■ **Material provided**:

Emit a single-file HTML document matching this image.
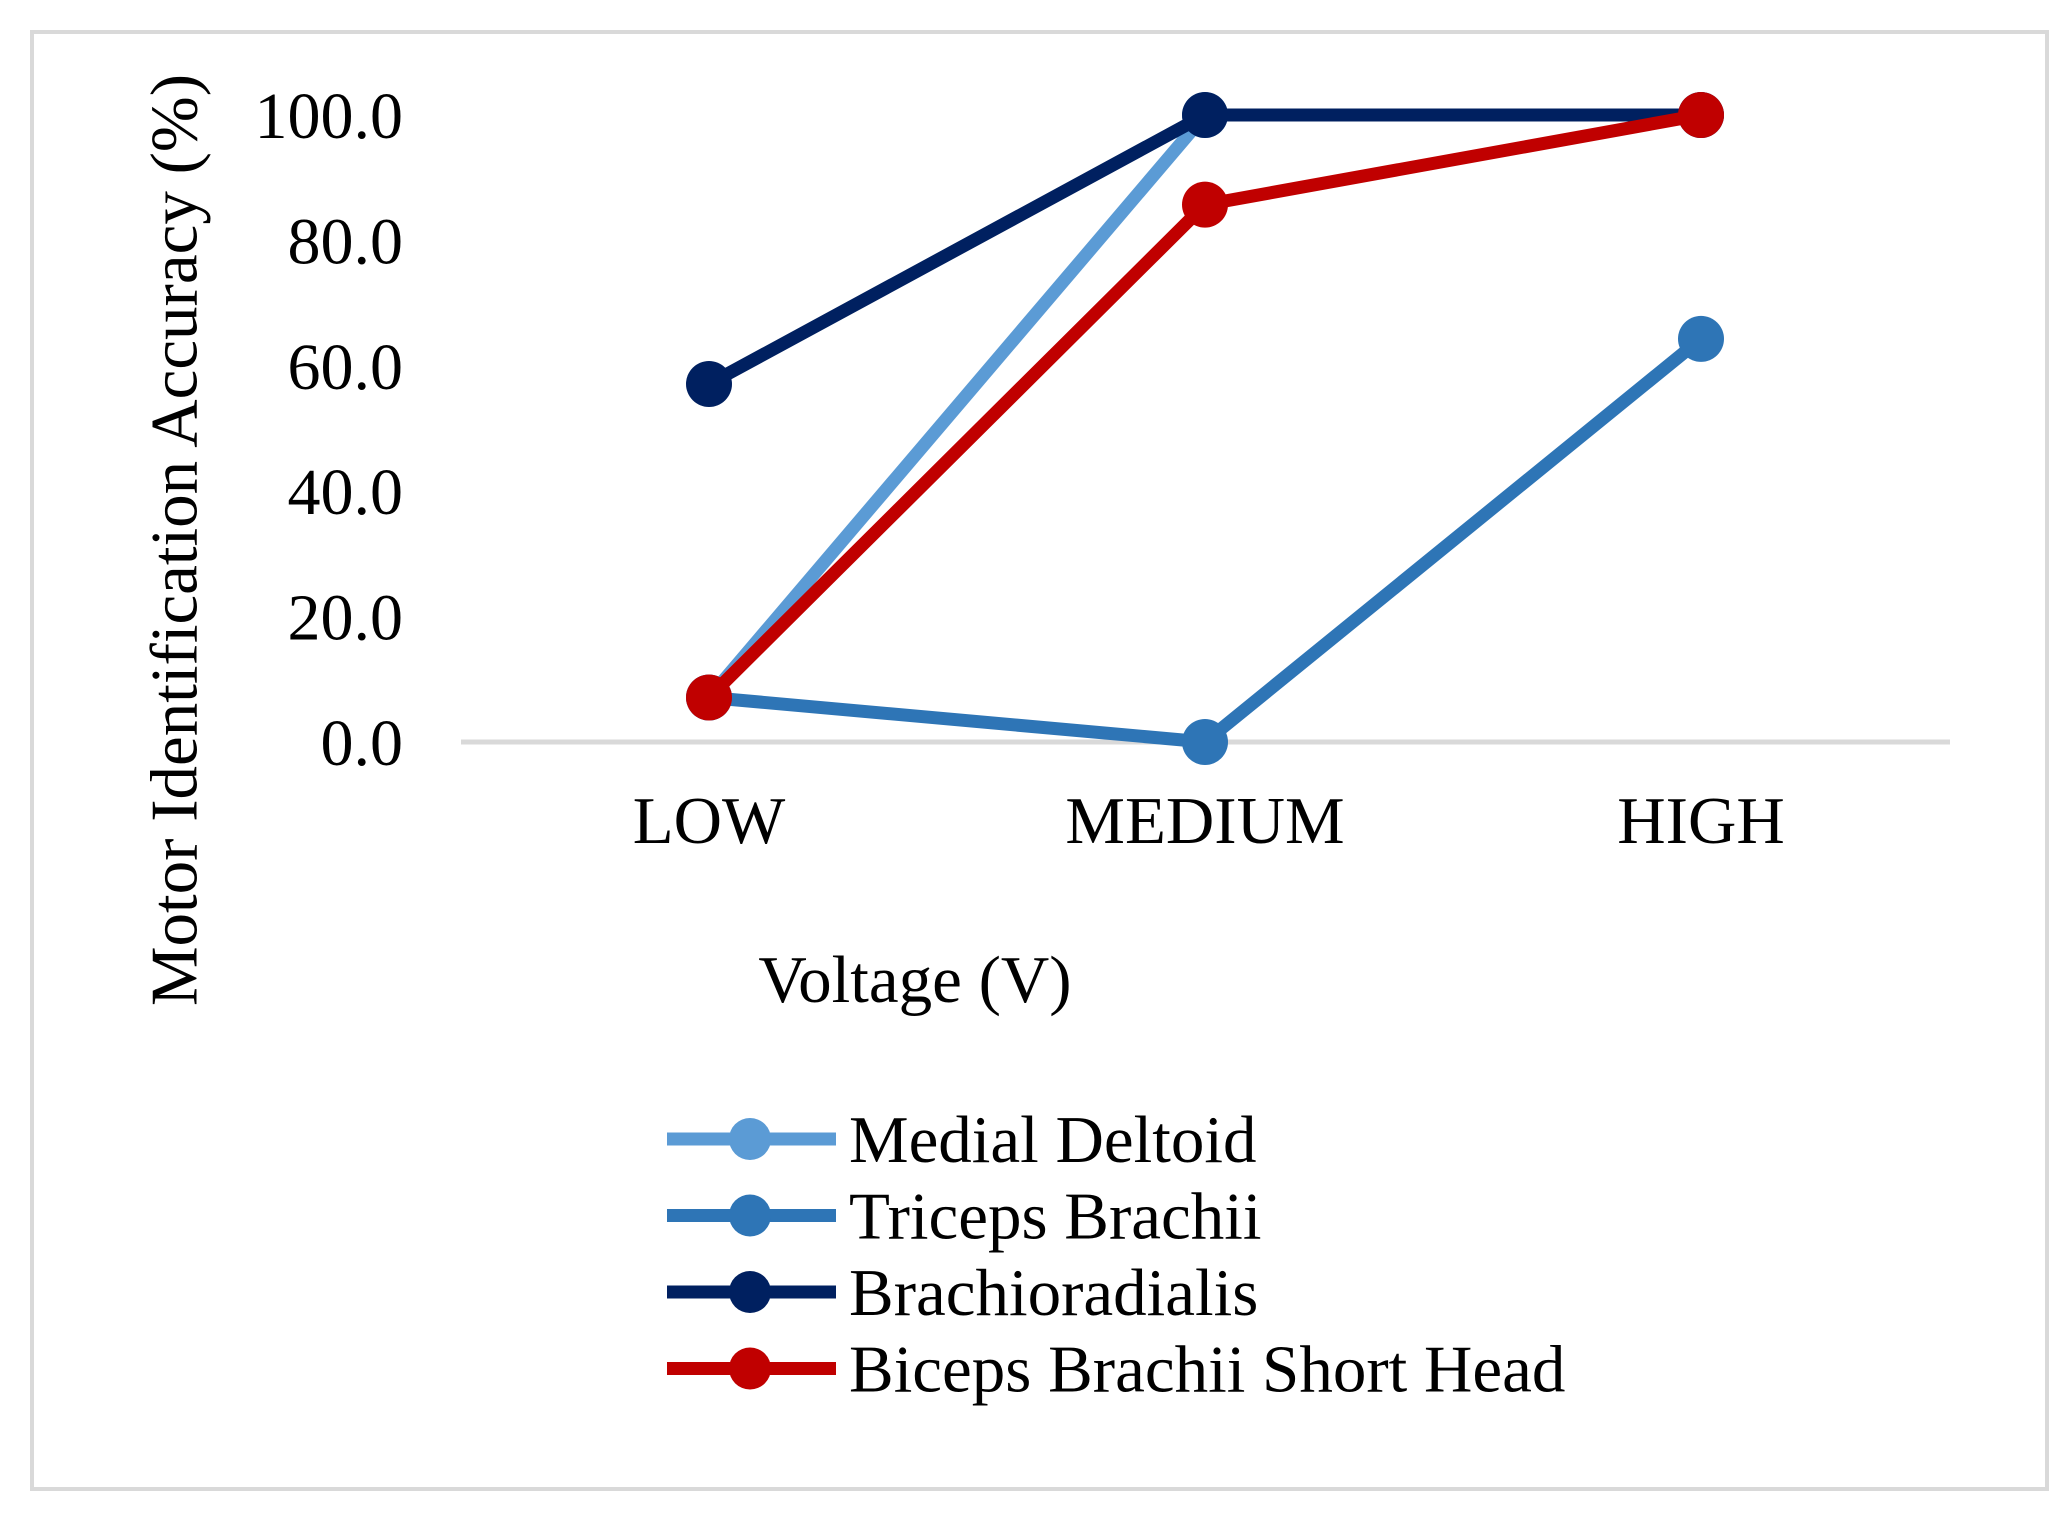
<!DOCTYPE html>
<html><head><meta charset="utf-8"><style>
body{margin:0;background:#fff;}
svg{display:block;font-family:"Liberation Serif",serif;}
</style></head><body>
<svg id="chart" width="2071" height="1522" viewBox="0 0 2071 1522">
<rect x="32" y="32" width="2015" height="1457" fill="#fff" stroke="#d9d9d9" stroke-width="4"/>
<g id="axes"></g>
<g id="series"></g>
<text x="181" y="540" font-size="67" text-anchor="middle" transform="rotate(-90 181 540)" dominant-baseline="middle">Motor Identification Accuracy (%)</text>
<text x="915" y="1002" font-size="67" text-anchor="middle">Voltage (V)</text>
<g id="legend"></g>
</svg>
<script>
const categories = ["LOW", "MEDIUM", "HIGH"];
const yTicks = [0, 20, 40, 60, 80, 100];
const seriesNames = ["Medial Deltoid", "Triceps Brachii", "Brachioradialis", "Biceps Brachii Short Head"];
const medialDeltoid = [7.1, 100, 100];
const tricepsBrachii = [7.1, 0, 64.3];
const brachioradialis = [57.1, 100, 100];
const bicepsShortHead = [7.1, 85.7, 100];
const seriesValues = [medialDeltoid, tricepsBrachii, brachioradialis, bicepsShortHead];
const colors = ["#5b9bd5", "#2e75b6", "#002060", "#c00000"];
const NS = "http://www.w3.org/2000/svg";
const xPos = i => 709 + i * 496;
const yPos = v => 742 - v * 6.27;
function mk(tag, attrs, parent){const e=document.createElementNS(NS,tag);for(const k in attrs)e.setAttribute(k,attrs[k]);parent.appendChild(e);return e;}
const axes=document.getElementById('axes');
const base=mk('line',{x1:461,x2:1950,y1:yPos(0),y2:yPos(0),stroke:'#d9d9d9','stroke-width':5},axes);


yTicks.forEach(t=>{
  const tx=mk('text',{x:403,y:yPos(t)+23,'font-size':66,'text-anchor':'end'},axes);
  tx.textContent=t.toFixed(1);
  
  
});
categories.forEach((c,i)=>{
  const tx=mk('text',{x:xPos(i),y:843,'font-size':67,'text-anchor':'middle'},axes);
  tx.textContent=c;
  
  
});
const sg=document.getElementById('series');
seriesValues.forEach((vals,s)=>{
  const g=mk('g',{},sg);
  
  
  const pl=mk('polyline',{points:vals.map((v,i)=>xPos(i)+','+yPos(v)).join(' '),fill:'none',stroke:colors[s],'stroke-width':13,'stroke-linejoin':'round'},g);
  
  
  vals.forEach((v,i)=>{
    const c=mk('circle',{cx:xPos(i),cy:yPos(v),r:23,fill:colors[s]},g);
    
    
  });
});
const lg=document.getElementById('legend');
seriesNames.forEach((n,s)=>{
  const y=1139+s*76.5;
  const g=mk('g',{},lg);
  
  
  mk('line',{x1:667,x2:836,y1:y,y2:y,stroke:colors[s],'stroke-width':13},g);
  mk('circle',{cx:750,cy:y,r:21,fill:colors[s]},g);
  const t=mk('text',{x:849,y:y+23,'font-size':67},g);
  t.textContent=n;
});
</script>
</body></html>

■ **Objective**:
Copy each line exactly, and leave the pictures out of your copy.

■ **Finished answer**:
Emit a single-file HTML document matching this image.
<!DOCTYPE html>
<html><head><meta charset="utf-8"><style>
body{margin:0;background:#fff;}
svg{display:block;font-family:"Liberation Serif",serif;}
</style></head><body>
<svg id="chart" width="2071" height="1522" viewBox="0 0 2071 1522">
<rect x="32" y="32" width="2015" height="1457" fill="#fff" stroke="#d9d9d9" stroke-width="4"/>
<g id="axes"></g>
<g id="series"></g>
<text x="181" y="540" font-size="67" text-anchor="middle" transform="rotate(-90 181 540)" dominant-baseline="middle">Motor Identification Accuracy (%)</text>
<text x="915" y="1002" font-size="67" text-anchor="middle">Voltage (V)</text>
<g id="legend"></g>
</svg>
<script>
const categories = ["LOW", "MEDIUM", "HIGH"];
const yTicks = [0, 20, 40, 60, 80, 100];
const seriesNames = ["Medial Deltoid", "Triceps Brachii", "Brachioradialis", "Biceps Brachii Short Head"];
const medialDeltoid = [7.1, 100, 100];
const tricepsBrachii = [7.1, 0, 64.3];
const brachioradialis = [57.1, 100, 100];
const bicepsShortHead = [7.1, 85.7, 100];
const seriesValues = [medialDeltoid, tricepsBrachii, brachioradialis, bicepsShortHead];
const colors = ["#5b9bd5", "#2e75b6", "#002060", "#c00000"];
const NS = "http://www.w3.org/2000/svg";
const xPos = i => 709 + i * 496;
const yPos = v => 742 - v * 6.27;
function mk(tag, attrs, parent){const e=document.createElementNS(NS,tag);for(const k in attrs)e.setAttribute(k,attrs[k]);parent.appendChild(e);return e;}
const axes=document.getElementById('axes');
const base=mk('line',{x1:461,x2:1950,y1:yPos(0),y2:yPos(0),stroke:'#d9d9d9','stroke-width':5},axes);


yTicks.forEach(t=>{
  const tx=mk('text',{x:403,y:yPos(t)+23,'font-size':66,'text-anchor':'end'},axes);
  tx.textContent=t.toFixed(1);
  
  
});
categories.forEach((c,i)=>{
  const tx=mk('text',{x:xPos(i),y:843,'font-size':67,'text-anchor':'middle'},axes);
  tx.textContent=c;
  
  
});
const sg=document.getElementById('series');
seriesValues.forEach((vals,s)=>{
  const g=mk('g',{},sg);
  
  
  const pl=mk('polyline',{points:vals.map((v,i)=>xPos(i)+','+yPos(v)).join(' '),fill:'none',stroke:colors[s],'stroke-width':13,'stroke-linejoin':'round'},g);
  
  
  vals.forEach((v,i)=>{
    const c=mk('circle',{cx:xPos(i),cy:yPos(v),r:23,fill:colors[s]},g);
    
    
  });
});
const lg=document.getElementById('legend');
seriesNames.forEach((n,s)=>{
  const y=1139+s*76.5;
  const g=mk('g',{},lg);
  
  
  mk('line',{x1:667,x2:836,y1:y,y2:y,stroke:colors[s],'stroke-width':13},g);
  mk('circle',{cx:750,cy:y,r:21,fill:colors[s]},g);
  const t=mk('text',{x:849,y:y+23,'font-size':67},g);
  t.textContent=n;
});
</script>
</body></html>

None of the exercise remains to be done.